Sports Mayor is on the case, however. He held a press conference promising city help for a new Republic stadium, and branded his yet to be explained strategy as “Operation Turnkey.”

Local media outlets covered the story pretty much as told. And they left out the fact that mayor K.J. has received nearly $1 million from Sac Republic owners over the last two years.

Kevin Nagle, the Republic’s biggest local shareholder, pumped $100,000 into Johnson’s strong-mayor campaign last year. Since 2013, he’s donated $370,000 to Johnson’s nonprofit political brand, the Sacramento Public Policy Foundation. Another $325,000 went from Nagle to Johnson’s charter school organization, St. HOPE Academy.

Is that information important to know when considering what kind of help the city of Sacramento should offer, or where the mayor should focus his energies? You bet. Does including the money angle make for a less boosterish piece? Bites supposes. Still, there ought to be a way to get the money story behind the news story.

Sacramento County took a giant step into the 21st century last week, announcing that its new online campaign-financing disclosure system is live.
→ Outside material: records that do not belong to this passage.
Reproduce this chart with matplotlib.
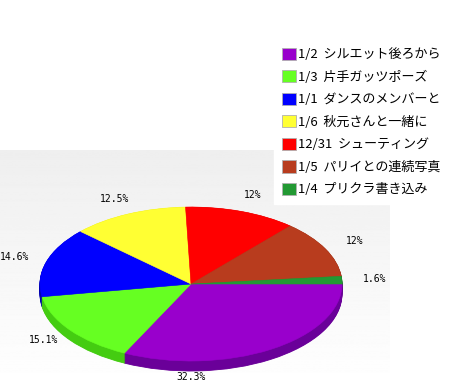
import matplotlib
matplotlib.use('Agg')
import matplotlib.pyplot as plt
import numpy as np
from matplotlib.patches import Patch

categories = ['1/2  シルエット後ろから', '1/3  片手ガッツポーズ', '1/1  ダンスのメンバーと',
              '1/6  秋元さんと一緒に', '12/31  シューティング', '1/5  パリイとの連続写真',
              '1/4  プリクラ書き込み']
values = [32.3, 15.1, 14.6, 12.5, 12.0, 12.0, 1.6]
pct_labels = ['32.3%', '15.1%', '14.6%', '12.5%', '12%', '12%', '1.6%']
top_colors = ['#9900cc', '#66ff22', '#0000ff', '#ffff33', '#ff0000', '#b83c1e', '#229933']
side_colors = ['#6a0099', '#44cc11', '#0000b0', '#cccc00', '#b00000', '#7f2a14', '#15661f']

W, H = 474, 387
fig = plt.figure(figsize=(W / 100, H / 100), dpi=100)

# background gradient panel
bg = fig.add_axes([0, 0, 390 / W, 237 / H])
grad = np.linspace(0.935, 1.0, 256)[:, None]
bg.imshow(grad, cmap='gray', vmin=0, vmax=1, aspect='auto', extent=[0, 1, 0, 1], origin='upper')
bg.axis('off')

# pie axes: center (191, 284 from top), rx=151 px, ry=77 px
cx, cy = 191, H - 284
rx, ry = 151, 77
span = 1.5
ax = fig.add_axes([(cx - span * rx) / W, (cy - span * ry) / H,
                   2 * span * rx / W, 2 * span * ry / H])
ax.patch.set_alpha(0)

depth = 10 / ry
for d in np.linspace(depth, 0.005, 14):
    ax.pie(values, colors=side_colors, startangle=0, counterclock=False,
           center=(0, -d), wedgeprops=dict(linewidth=0.6, edgecolor=None))
    for w, c in zip(ax.patches[-len(values):], side_colors):
        w.set_edgecolor(c)

wedges, texts = ax.pie(values, colors=top_colors, startangle=0, counterclock=False,
                       labels=pct_labels, labeldistance=1.22,
                       textprops=dict(family='DejaVu Sans Mono', fontsize=7, color='black'),
                       wedgeprops=dict(linewidth=0.4))
for w, c in zip(wedges, top_colors):
    w.set_edgecolor(c)
for t in texts:
    t.set_ha('center')
    t.set_va('center')
# largest slice label sits straight below the pie
texts[0].set_position((0, -1.21))

ax.set_aspect('auto')
ax.set_xlim(-span, span)
ax.set_ylim(-span, span)
ax.axis('off')

handles = [Patch(facecolor=c, edgecolor='#b0b0b0', linewidth=0.6) for c in top_colors]
leg = fig.legend(handles, categories, loc='upper left',
                 bbox_to_anchor=(274 / W, 1 - 40 / H),
                 prop=dict(family=['Noto Sans CJK JP', 'DejaVu Sans'], size=9.4),
                 handlelength=1.05, handleheight=1.05, handletextpad=0.15,
                 labelspacing=0.69, borderpad=0.6, borderaxespad=0,
                 frameon=True, fancybox=False, framealpha=1, facecolor='white',
                 edgecolor='white')

fig.savefig('out.png', dpi=100)
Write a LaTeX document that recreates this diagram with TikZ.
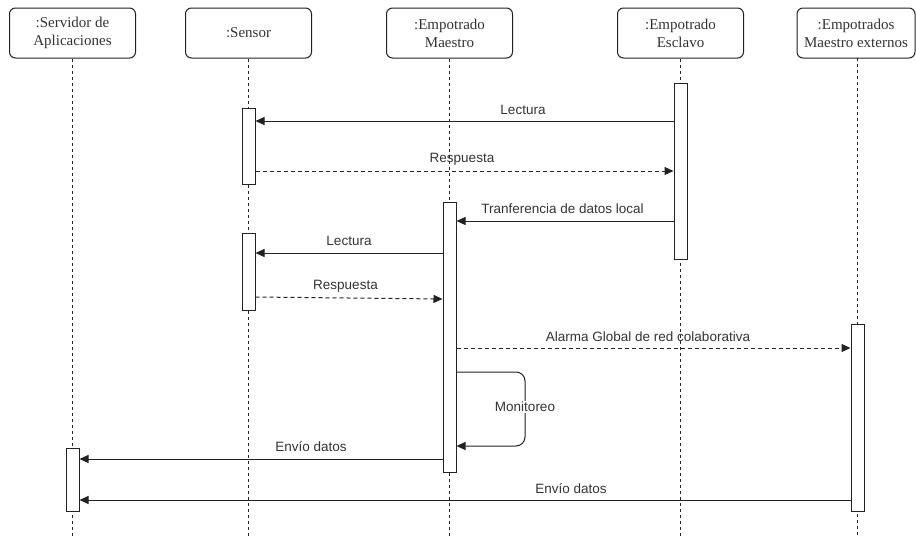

Soon candidates for every county office—from school board to supervisor to sheriff—will be able to report online who is funding their campaigns.

More importantly, the public will, hopefully, find it much easier to suss out who is trying buy influence over local officeholders.

Until now, Sacramento was woefully behind, the only one among California’s 10 most populous counties not to provide this kind of campaign-finance disclosure on the Web.

There’s just one very important catch: Candidates aren’t required to use the new system. That’s because the county board of supervisors decided to make online filing for candidates voluntary, at least for the next year.

Next spring, the county registrar of voters will report back to the board, letting them know how many candidates are using the new system, and how many prefer to stick with the old paper system.

The board can then decide whether to make online filing mandatory, or even scrap it all together. “If only two people are using it, it might not make sense to do online filing,” said Assistant County Registrar Alice Jarboe.

Bites doesn’t much care if politicians and political candidates like online disclosure. Right now, campaign-finance records are kept in a south Sacramento office that most people can’t get to during the hours it’s open. Copies of the records are expensive. That’s not real access and it’s long past time we changed it.

And the volunteer trial period means we’ll go into the 2016 election cycle with a confused picture, in which some candidates file online and some don’t.

The board of supervisors should change the policy, and require mandatory filing before the next election cycle. Of course, that would mean more public scrutiny of their own campaign donors.

Bites didn’t have much to say about the Jeff Koons thing. Meh. Still, it was hard not to be sympathetic to the folks who complained that the public art process was rigged. Not unlike every other decision related to the arena.

In that context, it was interesting to hear Koons’ description of his work, given to Sacramento Bee reporter Ryan Lillis. Koons was talking about why he likes to use reflective surfaces:

“When you walk by it, you realize that everything is really dependent on you. … It affirms your existence and the importance of your involvement in every moment in life.”

That must sound reassuring to Sacramento, with its world-class inferiority complex. You exist, Sacramento. Your involvement is important. At least, as an audience.